Unfortunately KM curves also have quite a few drawbacks that limit their usefulness:
- They do not accomodate for left-censoring - at least in R
- They do not cater for continuous covariates - only categorical covariates can be fed into KM models
- They dont allow for confounder adjustments, unlike cox models
t='end'
my.formula<-as.formula("Surv(time=end,event=vital_status)~TumourStage") #
sd <- survdiff(my.formula, data = df.model)

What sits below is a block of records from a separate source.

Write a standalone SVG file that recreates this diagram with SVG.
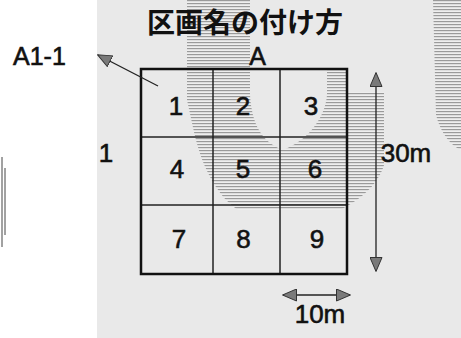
<svg xmlns="http://www.w3.org/2000/svg" width="461" height="338" viewBox="0 0 461 338">
  <style>
    .num { font-family: "Liberation Sans", Arial, sans-serif; font-size: 26px; fill: #111; stroke: #111; stroke-width: 0.6; text-anchor: middle; }
    .lbl { font-family: "Liberation Sans", Arial, sans-serif; font-size: 25px; fill: #111; stroke: #111; stroke-width: 0.6; }
    .title { font-family: "Noto Sans CJK JP", "Noto Sans", sans-serif; font-size: 28px; font-weight: 700; fill: #111; }
    .cell { fill: none; stroke: #222; stroke-width: 1; }
    .frame { fill: none; stroke: #111; stroke-width: 2.5; }
    .conn { stroke: #222; stroke-width: 1.3; fill: none; }
  </style>
  <defs>
    <pattern id="stripes" width="6" height="3" patternUnits="userSpaceOnUse">
      <rect width="6" height="3" fill="#eeeeee"/>
      <rect width="6" height="1.2" fill="#9a9a9a"/>
    </pattern>
    <marker id="head" viewBox="0 0 15 13" refX="14" refY="6.5" markerWidth="15" markerHeight="13" markerUnits="userSpaceOnUse" orient="auto-start-reverse">
      <path d="M0.5,0.5 L14.5,6.5 L0.5,12.5 Z" fill="#7a7a7a" stroke="#333" stroke-width="1"/>
    </marker>
  </defs>

  <!-- scanned background -->
  <rect x="0" y="0" width="461" height="338" fill="#ffffff"/>
  <rect x="97" y="0" width="364" height="338" fill="#e9e9e9"/>
  <path d="M187,0 H250 V95 C252,125 262,142 283,150 C305,142 325,120 327,95 V70 H347 V92 H384 V165 C378,185 360,200 340,210 H238 C220,198 203,172 194,132 L187,100 Z" fill="url(#stripes)"/>
  <path d="M433,0 H461 V150 C452,146 441,135 436,115 Z" fill="url(#stripes)"/>
  <line x1="2" y1="157" x2="2" y2="247" stroke="#444" stroke-width="1"/>
  <line x1="5" y1="168" x2="5" y2="235" stroke="#444" stroke-width="1"/>

  <g id="title">
    <text class="title" x="245" y="33" text-anchor="middle">区画名の付け方</text>
  </g>
  <g id="label-A">
    <text class="lbl" x="257.5" y="65" text-anchor="middle">A</text>
  </g>
  <g id="label-A1-1">
    <text class="lbl" x="13" y="65">A1-1</text>
  </g>
  <g id="label-1">
    <text class="num" x="106" y="162">1</text>
  </g>
  <g id="label-30m">
    <text class="num" x="406" y="162" text-anchor="start">30m</text>
  </g>
  <g id="label-10m">
    <text class="num" x="320" y="323">10m</text>
  </g>

  <g id="cell-1"><rect class="cell" x="141" y="69" width="72" height="68"/><text class="num" x="176" y="115">1</text></g>
  <g id="cell-2"><rect class="cell" x="213" y="69" width="67" height="68"/><text class="num" x="243" y="115">2</text></g>
  <g id="cell-3"><rect class="cell" x="280" y="69" width="67" height="68"/><text class="num" x="311" y="115">3</text></g>
  <g id="cell-4"><rect class="cell" x="141" y="137" width="72" height="68"/><text class="num" x="177" y="178">4</text></g>
  <g id="cell-5"><rect class="cell" x="213" y="137" width="67" height="68"/><text class="num" x="243" y="178">5</text></g>
  <g id="cell-6"><rect class="cell" x="280" y="137" width="67" height="68"/><text class="num" x="315" y="178">6</text></g>
  <g id="cell-7"><rect class="cell" x="141" y="205" width="72" height="69"/><text class="num" x="179" y="248">7</text></g>
  <g id="cell-8"><rect class="cell" x="213" y="205" width="67" height="69"/><text class="num" x="243.5" y="248">8</text></g>
  <g id="cell-9"><rect class="cell" x="280" y="205" width="67" height="69"/><text class="num" x="317" y="248">9</text></g>
  <g id="grid-frame"><rect class="frame" x="141" y="69" width="206" height="205"/></g>

  <g id="connectors">
    <line class="conn" x1="158" y1="86" x2="98" y2="55" marker-end="url(#head)"/>
    <line class="conn" x1="376" y1="73" x2="376" y2="271" marker-start="url(#head)" marker-end="url(#head)"/>
    <line class="conn" x1="283" y1="295" x2="350" y2="295" marker-start="url(#head)" marker-end="url(#head)"/>
  </g>
</svg>
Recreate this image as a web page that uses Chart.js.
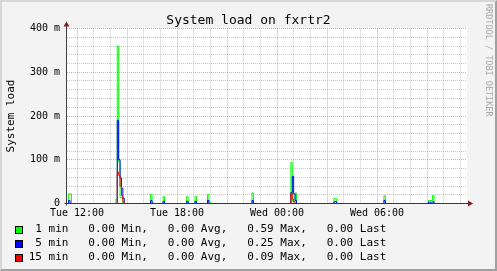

p.val.KM<-1 - pchisq(sd$chisq, length(sd$n) - 1) # exact log-rank test p-value
p.val.KM<-formatC(p.val.KM, format = "e", digits = 2)
surv_item= surv_fit(my.formula,data=df.model)
ggsurv<-ggsurvplot(surv_item, data=df.model,
#fun = "cumhaz", # for cumul. hazard
pval = TRUE, # p-value of log-rank test of diff between strata
# conf.int = TRUE, not great if you have multiple strata
surv.plot.height = 0.7,
risk.table = TRUE, # Add risk table
risk.table.height = 0.35, # Useful when you have multiple groups
xlab = "Time in days", # customize X axis label.
surv.median.line = "hv", # add the median survival pointer.
# ncensor.plot = TRUE, # plot the number of censored subjects at time t
# ncensor.plot.height = 0.6,
ggtheme = theme_bw(),xlim=c(0,round(max(df.model[,t],na.rm = TRUE))),
legend.labs = c("I", "II", "III", "IV", "T"))
ggsurv